GIVEN TASK
Retype only the lines running from the line that contains "Emit a Python" to the line that contains "import plotly.graph_objects as go", inclusive, and leave the pictures behind.

----

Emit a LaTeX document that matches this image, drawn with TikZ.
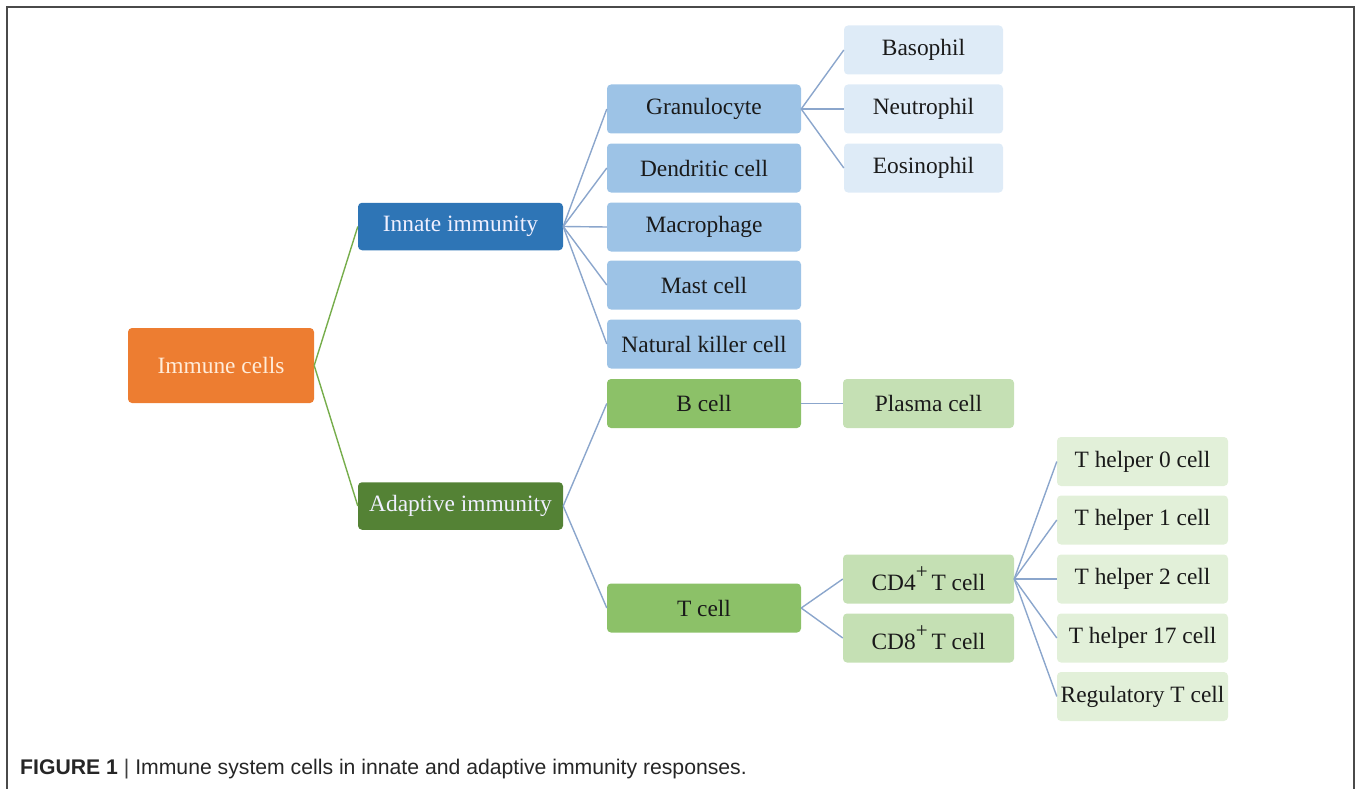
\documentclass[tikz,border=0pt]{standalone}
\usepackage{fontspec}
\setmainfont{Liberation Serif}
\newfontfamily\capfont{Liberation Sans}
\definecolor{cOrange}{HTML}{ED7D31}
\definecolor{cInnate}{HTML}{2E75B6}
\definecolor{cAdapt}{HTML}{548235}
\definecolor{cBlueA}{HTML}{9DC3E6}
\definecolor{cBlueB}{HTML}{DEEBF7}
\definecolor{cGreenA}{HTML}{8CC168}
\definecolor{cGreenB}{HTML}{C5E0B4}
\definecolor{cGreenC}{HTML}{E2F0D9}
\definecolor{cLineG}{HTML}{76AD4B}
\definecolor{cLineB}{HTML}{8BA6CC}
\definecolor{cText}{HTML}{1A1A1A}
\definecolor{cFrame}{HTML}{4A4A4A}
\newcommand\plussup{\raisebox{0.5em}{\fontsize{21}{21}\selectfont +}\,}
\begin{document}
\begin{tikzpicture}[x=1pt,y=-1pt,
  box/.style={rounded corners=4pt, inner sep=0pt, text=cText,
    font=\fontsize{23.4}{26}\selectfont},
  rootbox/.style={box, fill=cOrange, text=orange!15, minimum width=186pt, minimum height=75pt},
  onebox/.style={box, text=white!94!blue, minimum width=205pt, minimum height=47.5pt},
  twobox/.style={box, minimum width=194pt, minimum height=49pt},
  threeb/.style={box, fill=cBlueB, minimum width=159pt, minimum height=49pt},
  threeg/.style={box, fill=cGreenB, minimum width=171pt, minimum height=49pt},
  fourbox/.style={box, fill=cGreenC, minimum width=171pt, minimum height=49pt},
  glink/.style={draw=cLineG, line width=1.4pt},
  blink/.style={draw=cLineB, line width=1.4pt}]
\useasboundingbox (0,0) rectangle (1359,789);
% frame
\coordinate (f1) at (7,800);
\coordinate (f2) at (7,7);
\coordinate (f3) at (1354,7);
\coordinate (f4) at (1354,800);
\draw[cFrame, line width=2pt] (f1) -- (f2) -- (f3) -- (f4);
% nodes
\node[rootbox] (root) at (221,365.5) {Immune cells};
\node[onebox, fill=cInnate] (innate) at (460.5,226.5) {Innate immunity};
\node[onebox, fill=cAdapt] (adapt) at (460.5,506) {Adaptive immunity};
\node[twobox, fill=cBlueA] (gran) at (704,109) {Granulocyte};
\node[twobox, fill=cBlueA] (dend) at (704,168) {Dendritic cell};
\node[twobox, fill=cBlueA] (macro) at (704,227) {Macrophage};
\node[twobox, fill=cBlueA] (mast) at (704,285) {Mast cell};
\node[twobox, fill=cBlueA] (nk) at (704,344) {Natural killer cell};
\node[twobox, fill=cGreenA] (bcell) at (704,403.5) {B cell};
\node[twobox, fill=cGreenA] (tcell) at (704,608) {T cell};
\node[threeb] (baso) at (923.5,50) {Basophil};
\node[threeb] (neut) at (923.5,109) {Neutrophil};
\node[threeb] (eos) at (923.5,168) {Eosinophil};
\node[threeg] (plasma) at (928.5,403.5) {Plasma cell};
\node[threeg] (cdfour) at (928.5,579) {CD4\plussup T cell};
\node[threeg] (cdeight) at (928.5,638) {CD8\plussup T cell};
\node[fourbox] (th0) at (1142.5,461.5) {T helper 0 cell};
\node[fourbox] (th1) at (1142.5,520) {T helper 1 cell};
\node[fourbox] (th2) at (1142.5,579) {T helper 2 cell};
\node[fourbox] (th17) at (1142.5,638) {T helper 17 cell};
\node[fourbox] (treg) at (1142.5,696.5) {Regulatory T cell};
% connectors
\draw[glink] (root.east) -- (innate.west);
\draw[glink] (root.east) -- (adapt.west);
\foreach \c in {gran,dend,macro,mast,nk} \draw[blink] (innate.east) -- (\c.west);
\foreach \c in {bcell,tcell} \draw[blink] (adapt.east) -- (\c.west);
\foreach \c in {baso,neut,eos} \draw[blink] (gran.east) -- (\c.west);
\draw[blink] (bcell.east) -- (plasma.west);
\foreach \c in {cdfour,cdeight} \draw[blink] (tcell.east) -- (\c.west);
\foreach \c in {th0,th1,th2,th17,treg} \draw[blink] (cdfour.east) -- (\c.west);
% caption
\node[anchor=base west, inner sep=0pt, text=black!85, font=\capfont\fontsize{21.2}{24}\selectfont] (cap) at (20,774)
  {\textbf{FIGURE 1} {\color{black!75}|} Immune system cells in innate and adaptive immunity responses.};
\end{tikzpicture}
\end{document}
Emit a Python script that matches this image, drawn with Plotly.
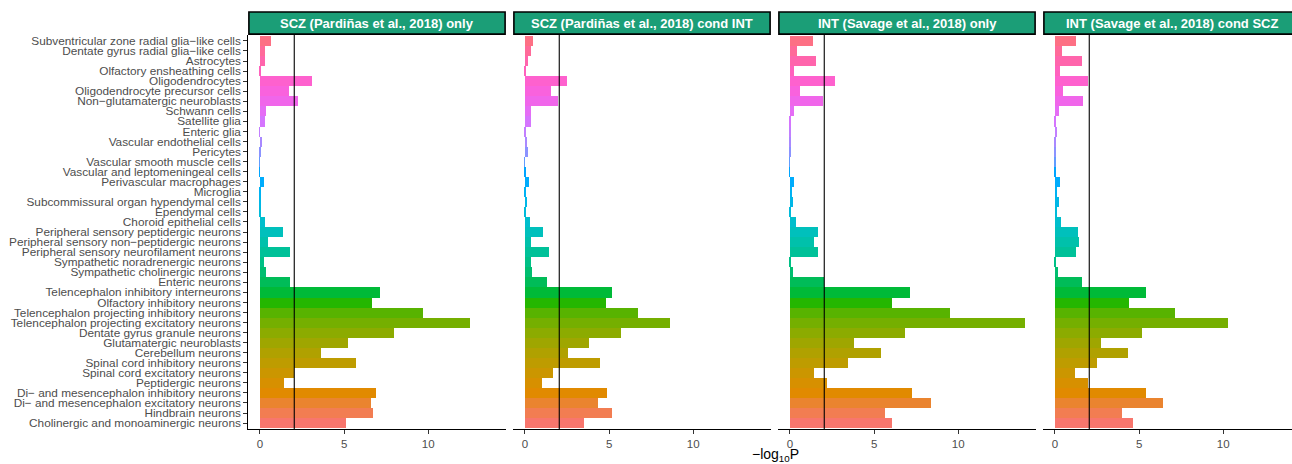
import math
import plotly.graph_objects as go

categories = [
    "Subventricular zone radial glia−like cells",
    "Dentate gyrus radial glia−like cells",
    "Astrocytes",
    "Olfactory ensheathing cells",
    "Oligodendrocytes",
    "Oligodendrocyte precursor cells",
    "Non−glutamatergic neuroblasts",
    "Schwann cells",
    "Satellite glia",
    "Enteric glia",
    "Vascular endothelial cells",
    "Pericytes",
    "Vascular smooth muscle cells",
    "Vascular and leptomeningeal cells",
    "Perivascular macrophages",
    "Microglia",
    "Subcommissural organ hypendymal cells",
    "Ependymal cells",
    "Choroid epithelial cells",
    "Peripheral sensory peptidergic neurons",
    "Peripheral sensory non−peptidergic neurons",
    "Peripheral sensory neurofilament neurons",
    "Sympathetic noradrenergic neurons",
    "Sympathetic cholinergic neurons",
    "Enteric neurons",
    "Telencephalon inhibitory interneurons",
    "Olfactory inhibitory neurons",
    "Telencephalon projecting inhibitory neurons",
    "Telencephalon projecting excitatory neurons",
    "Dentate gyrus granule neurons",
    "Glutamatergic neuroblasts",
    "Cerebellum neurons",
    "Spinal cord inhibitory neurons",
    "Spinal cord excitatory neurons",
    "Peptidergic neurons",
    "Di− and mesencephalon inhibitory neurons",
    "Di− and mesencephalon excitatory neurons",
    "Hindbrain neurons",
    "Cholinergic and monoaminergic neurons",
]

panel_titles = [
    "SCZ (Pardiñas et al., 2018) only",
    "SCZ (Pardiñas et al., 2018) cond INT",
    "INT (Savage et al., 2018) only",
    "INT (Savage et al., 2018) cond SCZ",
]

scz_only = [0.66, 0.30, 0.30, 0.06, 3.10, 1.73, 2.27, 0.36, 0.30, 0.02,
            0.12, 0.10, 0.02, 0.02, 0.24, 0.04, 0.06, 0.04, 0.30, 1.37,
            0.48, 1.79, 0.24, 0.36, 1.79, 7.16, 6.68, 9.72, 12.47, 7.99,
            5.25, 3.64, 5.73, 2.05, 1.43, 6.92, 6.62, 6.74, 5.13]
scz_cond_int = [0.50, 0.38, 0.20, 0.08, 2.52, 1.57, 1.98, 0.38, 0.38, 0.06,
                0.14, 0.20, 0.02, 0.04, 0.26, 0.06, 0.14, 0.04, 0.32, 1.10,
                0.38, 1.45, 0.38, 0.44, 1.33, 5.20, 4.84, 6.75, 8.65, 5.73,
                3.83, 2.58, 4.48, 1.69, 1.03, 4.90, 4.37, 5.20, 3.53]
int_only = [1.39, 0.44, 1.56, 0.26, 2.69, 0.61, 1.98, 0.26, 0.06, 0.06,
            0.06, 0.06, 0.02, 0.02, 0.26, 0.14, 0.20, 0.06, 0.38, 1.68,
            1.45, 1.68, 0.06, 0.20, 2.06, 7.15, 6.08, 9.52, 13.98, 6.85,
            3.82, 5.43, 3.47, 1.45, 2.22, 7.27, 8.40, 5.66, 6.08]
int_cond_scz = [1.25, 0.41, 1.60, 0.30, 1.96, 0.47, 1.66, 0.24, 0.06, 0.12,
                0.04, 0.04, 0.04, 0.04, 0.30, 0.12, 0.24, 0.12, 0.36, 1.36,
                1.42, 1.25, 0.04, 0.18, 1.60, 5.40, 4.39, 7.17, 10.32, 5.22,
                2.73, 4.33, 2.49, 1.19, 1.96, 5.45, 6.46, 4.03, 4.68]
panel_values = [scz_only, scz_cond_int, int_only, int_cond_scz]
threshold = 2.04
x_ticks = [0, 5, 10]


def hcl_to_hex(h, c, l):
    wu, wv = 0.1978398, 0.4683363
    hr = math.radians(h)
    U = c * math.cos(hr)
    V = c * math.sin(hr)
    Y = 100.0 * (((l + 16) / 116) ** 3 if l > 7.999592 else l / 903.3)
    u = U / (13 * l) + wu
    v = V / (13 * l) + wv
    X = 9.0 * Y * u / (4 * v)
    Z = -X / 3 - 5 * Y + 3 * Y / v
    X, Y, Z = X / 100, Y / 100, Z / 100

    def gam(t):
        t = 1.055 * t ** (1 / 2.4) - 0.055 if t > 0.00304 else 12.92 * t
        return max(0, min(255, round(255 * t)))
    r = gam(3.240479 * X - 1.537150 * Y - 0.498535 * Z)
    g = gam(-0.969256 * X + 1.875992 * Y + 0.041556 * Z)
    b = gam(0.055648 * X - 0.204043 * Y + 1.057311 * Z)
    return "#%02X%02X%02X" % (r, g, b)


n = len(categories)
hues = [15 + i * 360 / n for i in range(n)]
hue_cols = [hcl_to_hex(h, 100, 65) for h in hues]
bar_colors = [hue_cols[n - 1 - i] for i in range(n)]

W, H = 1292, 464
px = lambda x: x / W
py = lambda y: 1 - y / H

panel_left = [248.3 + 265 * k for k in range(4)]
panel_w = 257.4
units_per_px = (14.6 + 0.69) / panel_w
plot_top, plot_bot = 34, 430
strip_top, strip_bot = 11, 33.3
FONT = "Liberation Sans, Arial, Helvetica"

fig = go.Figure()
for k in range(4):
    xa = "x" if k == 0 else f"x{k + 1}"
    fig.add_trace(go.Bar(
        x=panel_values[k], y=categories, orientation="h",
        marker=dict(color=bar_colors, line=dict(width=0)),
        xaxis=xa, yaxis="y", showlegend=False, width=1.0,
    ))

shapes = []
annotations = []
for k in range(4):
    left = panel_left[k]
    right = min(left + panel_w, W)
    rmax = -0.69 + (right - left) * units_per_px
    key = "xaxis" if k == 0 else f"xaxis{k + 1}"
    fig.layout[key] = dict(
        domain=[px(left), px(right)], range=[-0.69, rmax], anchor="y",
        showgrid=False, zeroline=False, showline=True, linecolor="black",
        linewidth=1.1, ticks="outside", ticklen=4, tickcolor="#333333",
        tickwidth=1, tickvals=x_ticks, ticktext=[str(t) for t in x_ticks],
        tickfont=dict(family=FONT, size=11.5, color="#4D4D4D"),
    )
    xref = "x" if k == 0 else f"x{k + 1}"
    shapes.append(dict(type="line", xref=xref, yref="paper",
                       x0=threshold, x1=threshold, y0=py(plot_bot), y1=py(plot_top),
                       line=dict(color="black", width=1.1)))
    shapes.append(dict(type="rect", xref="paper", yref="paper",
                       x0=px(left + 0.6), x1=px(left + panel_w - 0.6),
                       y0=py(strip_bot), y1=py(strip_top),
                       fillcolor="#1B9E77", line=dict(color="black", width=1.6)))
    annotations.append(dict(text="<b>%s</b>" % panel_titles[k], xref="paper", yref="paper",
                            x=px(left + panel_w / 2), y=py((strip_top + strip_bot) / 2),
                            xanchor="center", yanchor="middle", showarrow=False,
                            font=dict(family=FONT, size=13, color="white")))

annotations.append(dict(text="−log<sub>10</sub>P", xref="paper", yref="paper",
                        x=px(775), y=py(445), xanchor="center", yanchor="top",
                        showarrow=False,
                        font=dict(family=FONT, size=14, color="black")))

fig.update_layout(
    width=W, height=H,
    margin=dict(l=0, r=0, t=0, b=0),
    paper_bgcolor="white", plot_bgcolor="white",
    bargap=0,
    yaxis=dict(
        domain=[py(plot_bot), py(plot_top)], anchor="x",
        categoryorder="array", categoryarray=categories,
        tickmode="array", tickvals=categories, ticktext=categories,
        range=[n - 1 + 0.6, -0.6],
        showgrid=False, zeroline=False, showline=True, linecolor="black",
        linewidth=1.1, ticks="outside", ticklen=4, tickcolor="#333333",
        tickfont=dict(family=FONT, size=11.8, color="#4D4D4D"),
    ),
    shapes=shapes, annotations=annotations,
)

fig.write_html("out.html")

----

COMPLETE OUTPUT
Emit a Python script that matches this image, drawn with Plotly.
import math
import plotly.graph_objects as go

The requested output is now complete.